REPUBLIKA.CO.ID, JAKARTA -- Polemik ketentuan mengenai batasan selisih suara pengajuan sengketa hasil pemilu kepada Mahkamah Konsitusi (MK) menuai perhatian publik. MK dikhawatirkan akan menggugurkan permohonan sengketa hanya karena tidak memenuhi ketentuan selisih suara.
Merujuk pada UU No 8 Tahun 2015, beberapa lembaga pemantau pemilu menunjukan kekhawatiran MK tidak melihat substansi atau permasalahan lain selama proses penyelenggaraan pilkada. Menanggapai kekhawatiran tersebut, Ketua MK Arif Hidayat menyatakan, MK akan mempertimbangkan bukti-bukti yang diberikan pemohon untuk memutuskan.
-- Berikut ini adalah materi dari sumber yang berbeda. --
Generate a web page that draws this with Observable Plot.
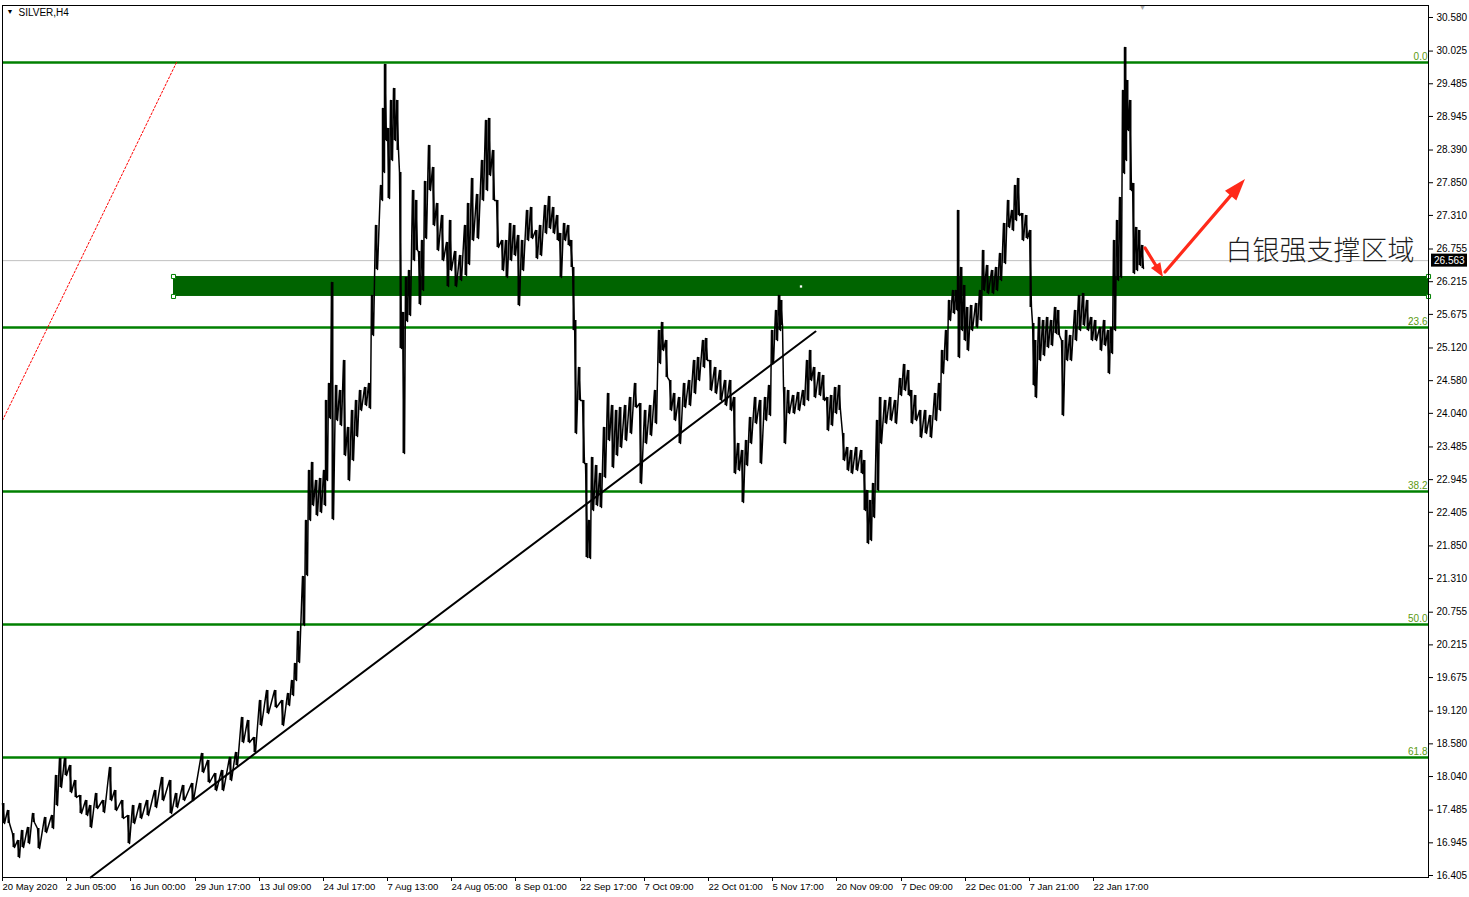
<!DOCTYPE html>
<html>
<head>
<meta charset="utf-8">
<script src="https://cdn.jsdelivr.net/npm/d3@7"></script>
<script src="https://cdn.jsdelivr.net/npm/@observablehq/plot@0.6"></script>
<style>
  html, body { margin: 0; padding: 0; background: #fff; overflow: hidden; }
  #chart { width: 1469px; height: 897px; }
</style>
</head>
<body>
<div id="chart"></div>
<script>
// ---------- data (bar index along the MT4 time axis, prices) ----------
const symbolTitle = "SILVER,H4";

const bars = [
  3,8,13,18,22,28,33,38,45,52,56,60,65,70,75,80,86,90,96,103,110,115,122,128,133,140,147,155,162,170,176,183,192,202,208,215,222,230,236,242,248,254,260,267,275,282,288,292,295,
  298,303,306,309,312,316,320,324,326,329,332,336,340,344,348,352,356,360,365,369,372,376,381,383,385,388,391,394,397,400,403,406,409,413,416,419,422,425,429,433,437,442,447,450,455,460,465,468,472,477,
  482,486,489,493,497,502,506,510,514,518,522,527,531,536,540,545,549,553,557,560,564,568,571,573,575,579,583,586,589,592,596,600,604,608,612,616,620,625,630,635,640,645,650,655,659,662,666,670,674,679,684,689,694,698,703,706,710,715,
  720,725,730,734,738,742,746,750,755,760,765,769,772,776,779,781,784,788,793,798,803,807,810,814,819,823,827,831,835,839,843,847,851,856,861,864,867,870,873,877,880,885,890,895,900,904,908,911,915,920,925,930,935,939,942,946,949,953,956,958,
  961,964,967,971,976,980,983,987,992,996,1000,1004,1008,1012,1015,1018,1022,1026,1030,1033,1035,1039,1043,1047,1051,1055,1058,1062,1066,1070,1075,1079,1083,1087,1091,1095,1100,1104,1108,1111,1114,1117,1120,1123,1125,1127,1130,1133,1136,1139,1142
];

const highs = [
  17.594,17.479,17.098,16.983,17.148,17.198,17.429,17.182,17.363,17.396,18.057,18.338,18.338,18.222,17.974,17.727,17.644,17.561,17.760,17.644,18.189,17.809,17.644,17.396,17.561,17.594,17.644,17.809,18.024,17.974,17.760,17.892,17.925,18.421,18.305,18.090,18.140,18.355,18.437,19.015,18.966,18.685,19.296,19.461,19.461,19.296,19.412,19.627,19.908,
  20.436,21.345,22.271,23.097,23.229,22.931,22.964,23.097,24.253,24.534,26.202,24.501,24.418,24.913,23.807,24.088,24.253,24.418,24.467,24.534,25.988,27.144,27.805,29.077,29.804,28.746,29.209,29.407,29.209,28.019,25.707,26.285,26.400,27.722,27.557,26.714,26.896,27.871,28.466,28.102,27.507,27.309,26.863,27.226,26.714,26.648,27.144,27.507,27.920,27.656,
  28.218,28.879,28.912,28.383,27.557,26.896,26.896,27.177,27.144,26.979,26.896,27.392,27.441,27.061,27.144,27.474,27.623,27.441,27.309,27.012,27.177,27.144,26.896,26.450,25.574,24.798,24.253,23.212,22.271,23.311,23.179,23.047,23.807,24.368,24.170,24.088,24.137,24.170,24.302,24.534,24.203,24.088,24.170,24.418,25.409,25.541,25.244,24.583,24.368,24.302,24.534,24.583,24.913,24.963,25.244,25.277,24.913,24.798,
  24.748,24.583,24.583,24.302,23.542,23.426,23.592,23.972,24.302,24.253,24.302,24.501,25.409,25.740,25.988,25.905,24.467,24.418,24.335,24.385,24.418,24.913,25.079,24.798,24.715,24.666,24.302,24.335,24.467,24.501,23.708,23.476,23.426,23.476,23.426,23.261,22.765,22.601,22.881,23.923,24.302,24.253,24.302,24.253,24.616,24.847,24.748,24.418,24.335,24.088,24.088,24.005,24.368,24.534,25.079,25.409,25.905,26.070,26.070,27.392,
  26.450,26.152,25.789,25.822,25.855,26.070,26.731,26.483,26.400,26.450,26.681,27.177,27.557,27.392,27.805,27.920,27.342,27.309,27.061,25.525,25.244,25.624,25.574,25.624,25.574,25.789,25.740,25.244,25.409,25.327,25.740,25.988,26.020,25.905,25.624,25.574,25.459,25.574,25.409,25.459,26.896,27.226,27.606,29.374,30.085,29.539,29.209,27.838,27.111,27.061,26.813
];

const lows = [
  17.264,17.264,16.867,16.702,16.867,16.933,17.281,16.851,17.115,17.182,17.561,17.859,18.057,17.776,17.694,17.429,17.396,17.198,17.512,17.446,17.644,17.479,17.347,16.933,17.264,17.347,17.396,17.528,17.644,17.429,17.528,17.644,17.644,18.107,17.941,17.809,17.809,17.974,18.222,18.602,18.602,18.437,18.883,19.081,19.180,18.883,19.213,19.379,19.627,
  19.924,20.535,21.362,22.271,22.518,22.353,22.403,22.518,22.931,23.956,22.287,23.923,23.840,23.344,22.931,23.261,23.658,24.088,24.170,24.121,25.327,26.417,27.557,28.019,28.548,27.590,28.218,28.548,28.383,25.112,23.377,25.558,25.657,26.565,26.731,25.839,26.070,26.929,27.722,27.144,26.731,26.565,26.136,26.400,26.136,26.235,26.318,26.499,26.896,26.929,
  27.557,27.722,27.970,27.557,26.780,26.400,26.285,26.565,26.648,25.822,26.400,26.896,26.929,26.598,26.648,27.012,27.094,27.012,26.896,26.285,26.896,26.813,26.450,25.409,23.708,24.253,23.212,21.659,21.642,22.436,22.518,22.485,22.981,23.592,23.146,23.344,23.476,23.592,23.708,24.137,22.881,23.542,23.675,23.873,24.864,25.079,24.633,24.088,23.923,23.542,24.137,24.170,24.368,24.583,24.798,24.913,24.418,24.368,
  24.253,24.170,24.088,23.047,23.097,22.568,23.179,23.542,23.873,23.212,23.923,24.005,24.864,25.244,25.409,25.492,23.542,24.038,24.038,24.088,24.170,24.253,24.583,24.302,24.335,24.253,23.757,23.840,24.038,24.088,23.261,23.097,23.047,23.097,23.047,22.436,21.890,21.940,22.320,22.765,23.542,23.873,23.923,23.873,24.335,24.418,24.335,23.873,23.923,23.641,23.708,23.641,23.923,24.088,24.699,24.913,25.574,25.690,25.740,24.963,
  25.409,25.244,25.079,25.409,25.459,25.574,26.070,26.020,26.020,26.070,26.235,26.516,27.111,27.061,27.226,27.309,26.896,26.929,25.789,24.501,24.302,24.913,24.996,25.128,25.161,25.360,25.327,24.005,24.913,24.913,25.244,25.409,25.492,25.409,25.244,25.244,25.079,25.161,24.699,25.029,25.409,26.235,26.285,28.003,28.218,28.713,27.722,26.351,26.400,26.483,26.433
];

const lastPrice = 26.563;

// price axis ticks (right side)
const yTicks = [30.580,30.025,29.485,28.945,28.390,27.850,27.310,26.755,26.215,25.675,25.120,24.580,24.040,23.485,22.945,22.405,21.850,21.310,20.755,20.215,19.675,19.120,18.580,18.040,17.485,16.945,16.405];

// time axis ticks (bar index -> label)
const xTickBars = [2,66,130,195,259,323,387,451,515,580,644,708,772,836,901,965,1029,1093];
const xTickLabels = ["20 May 2020","2 Jun 05:00","16 Jun 00:00","29 Jun 17:00","13 Jul 09:00","24 Jul 17:00","7 Aug 13:00","24 Aug 05:00","8 Sep 01:00","22 Sep 17:00","7 Oct 09:00","22 Oct 01:00","5 Nov 17:00","20 Nov 09:00","7 Dec 09:00","22 Dec 01:00","7 Jan 21:00","22 Jan 17:00"];

// Fibonacci retracement levels
const fibLevels = [29.837, 25.458, 22.749, 20.552, 18.354];
const fibLabels = ["0.0","23.6","38.2","50.0","61.8"];

// support zone rectangle
const zoneBars = [173, 1428];
const zonePrices = [25.971, 26.301];

// trend line (black) and red dotted line
const trendBars = [90, 815];
const trendPrices = [16.372, 25.392];
const redBars = [2, 176];
const redPrices = [23.923, 29.837];

// red arrows (from -> tip)
const arrowFromBars = [1145, 1165];
const arrowFromPrices = [26.764, 26.367];
const arrowToBars = [1163, 1245];
const arrowToPrices = [26.285, 27.904];
const arrowHeadLen = [14, 22];
const arrowHeadWidth = [11, 15];

// annotation
const noteText = "白银强支撑区域";
const noteBar = 1225;
const notePrice = 26.714;

// ---------- build tables ----------
const series = bars.map((b, i) => ({bar: b, high: highs[i], low: lows[i]}));
const zig = [];
series.forEach(d => { zig.push({bar: d.bar - 1, p: d.high}); zig.push({bar: d.bar + 1, p: d.low}); });
const fibs = fibLevels.map((v, i) => ({v, t: fibLabels[i]}));
const zone = [{x1: zoneBars[0], x2: zoneBars[1], y1: zonePrices[0], y2: zonePrices[1]}];
const corners = [];
zoneBars.forEach(b => zonePrices.forEach(p => corners.push({bar: b, p})));
const zoneCenter = [{bar: (zoneBars[0] + zoneBars[1]) / 2, p: (zonePrices[0] + zonePrices[1]) / 2}];
const trend = trendBars.map((b, i) => ({bar: b, p: trendPrices[i]}));
const red = redBars.map((b, i) => ({bar: b, p: redPrices[i]}));
const labelMap = new Map(xTickBars.map((b, i) => [b, xTickLabels[i]]));
const lastBar = bars[bars.length - 1];

const chart = Plot.plot({
  width: 1469,
  height: 897,
  marginLeft: 2,
  marginRight: 41,
  marginTop: 5,
  marginBottom: 20,
  style: {fontFamily: "'Liberation Sans', Arial, sans-serif", fontSize: "10px", background: "white", color: "black"},
  x: {domain: [2, 1428], axis: null},
  y: {domain: [16.372, 30.778], axis: null},
  marks: [
    Plot.ruleY([lastPrice], {stroke: "#c0c0c0", strokeWidth: 1}),
    Plot.ruleY(fibLevels, {stroke: "#008000", strokeWidth: 2.6}),
    Plot.text(fibs, {y: "v", text: "t", frameAnchor: "right", textAnchor: "end", dx: -1, dy: -6, fill: "#5c9a10", fontSize: 10}),
    Plot.rect(zone, {x1: "x1", x2: "x2", y1: "y1", y2: "y2", fill: "#006400"}),
    Plot.dot(corners, {x: "bar", y: "p", symbol: "square", r: 2.3, fill: "white", stroke: "#008000", strokeWidth: 1}),
    Plot.dot(zoneCenter, {x: "bar", y: "p", symbol: "square", r: 1.3, fill: "white"}),
    Plot.line(trend, {x: "bar", y: "p", stroke: "black", strokeWidth: 2}),
    Plot.ruleX(series, {x: "bar", y1: "low", y2: "high", stroke: "black", strokeWidth: 2}),
    Plot.line(zig, {x: "bar", y: "p", stroke: "black", strokeWidth: 1.5}),
    Plot.line(red, {x: "bar", y: "p", stroke: "#ff0000", strokeWidth: 1, strokeDasharray: "2,2"}),
    Plot.text([noteText], {x: () => noteBar, y: () => notePrice, text: d => d, textAnchor: "start", fontSize: 27, fontFamily: "'Noto Sans CJK SC', sans-serif", fontWeight: 300, fill: "#1e1e1e"}),
    Plot.text([symbolTitle], {frameAnchor: "top-left", text: d => d, dx: 16, dy: 3, lineAnchor: "top", fontSize: 10, fill: "black"}),
    Plot.text(["▼"], {frameAnchor: "top-left", text: d => d, dx: 4, dy: 4, lineAnchor: "top", fontSize: 7, fill: "black"}),
    Plot.text([lastBar], {x: d => d, frameAnchor: "top", text: () => "▼", dy: -1, lineAnchor: "top", fontSize: 8, fill: "#a8a8a8"}),
    Plot.axisX(xTickBars, {anchor: "bottom", tickSize: 4, tickPadding: 2, tickFormat: d => labelMap.get(d), textAnchor: "start", dx: 0, fontSize: 9.5, label: null}),
    Plot.axisY(yTicks, {anchor: "right", tickSize: 4, tickPadding: 4, tickFormat: d => d.toFixed(3), fontSize: 10, label: null}),
    Plot.frame({stroke: "black", strokeWidth: 1})
  ]
});

document.getElementById("chart").appendChild(chart);

const xScale = chart.scale("x");
const yScale = chart.scale("y");
const svg = d3.select(chart);

// red arrows with filled heads, positioned through the scales
const ag = svg.append("g").attr("fill", "#ff2a1a").attr("stroke", "#ff2a1a");
arrowFromBars.forEach((b, i) => {
  const x1 = xScale.apply(b), y1 = yScale.apply(arrowFromPrices[i]);
  const x2 = xScale.apply(arrowToBars[i]), y2 = yScale.apply(arrowToPrices[i]);
  const L = Math.hypot(x2 - x1, y2 - y1), ux = (x2 - x1) / L, uy = (y2 - y1) / L;
  const hl = arrowHeadLen[i], hw = arrowHeadWidth[i] / 2;
  const bx = x2 - ux * hl, by = y2 - uy * hl;
  ag.append("line").attr("x1", x1).attr("y1", y1).attr("x2", bx + ux * 2).attr("y2", by + uy * 2)
    .attr("stroke-width", 3.2).attr("stroke-linecap", "round");
  ag.append("polygon").attr("stroke", "none")
    .attr("points", [[x2, y2], [bx - uy * hw, by + ux * hw], [bx + uy * hw, by - ux * hw]].map(p => p.join(",")).join(" "));
});

// last-price box on the right axis
const yy = yScale.apply(lastPrice);
const gx = 1469 - 41 + 3;
svg.append("rect").attr("x", gx).attr("y", yy - 6.5).attr("width", 36).attr("height", 13).attr("fill", "black");
svg.append("text").attr("x", gx + 3).attr("y", yy).attr("dy", "0.35em").attr("text-anchor", "start")
  .attr("fill", "white").attr("font-size", 10).attr("font-family", "'Liberation Sans', Arial, sans-serif")
  .text(lastPrice.toFixed(3));
</script>
</body>
</html>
"Nanti kita lihat buktinya ada apa enggak. Kalau selisih suaranya jauh, tidak ada bukti, ya mana bisa dilanjutkan. Nah, kalo selisih suaranya jauh, bukti adanya, liat dulu buktinya meyakinkan atau tidak," kata Arif Hidayat saat dihubungi, Ahad (3/1).
Ia menjelaskan, seharusnya jika pemerhati pemilu merasa keberatan dengan masalah selisih suara, seharusnya mereka melakukan judicial review sebelumnya. Saat ini, menurut Arif, MK sedang terfokus menangani seputar sidang perkara perselisihan hasil pilkada dan menunda permohoman uji materi undang-undang.
"Kalau mau silahkan ajukan judicial review, tapi kan berlakunya untuk pemilu berikutnya karna ini tidak berlaku surut," kata Arif.
Arif menjelaskan, MK akan melakukan gelar perkara internal pada tanggal 4 dan 5 Januari. Kemudian, baru pada tanggal 7 Januari mulai dilajukan persidangan untuk pengajuan permohon memberikan bukti untuk kelanjutan sidang.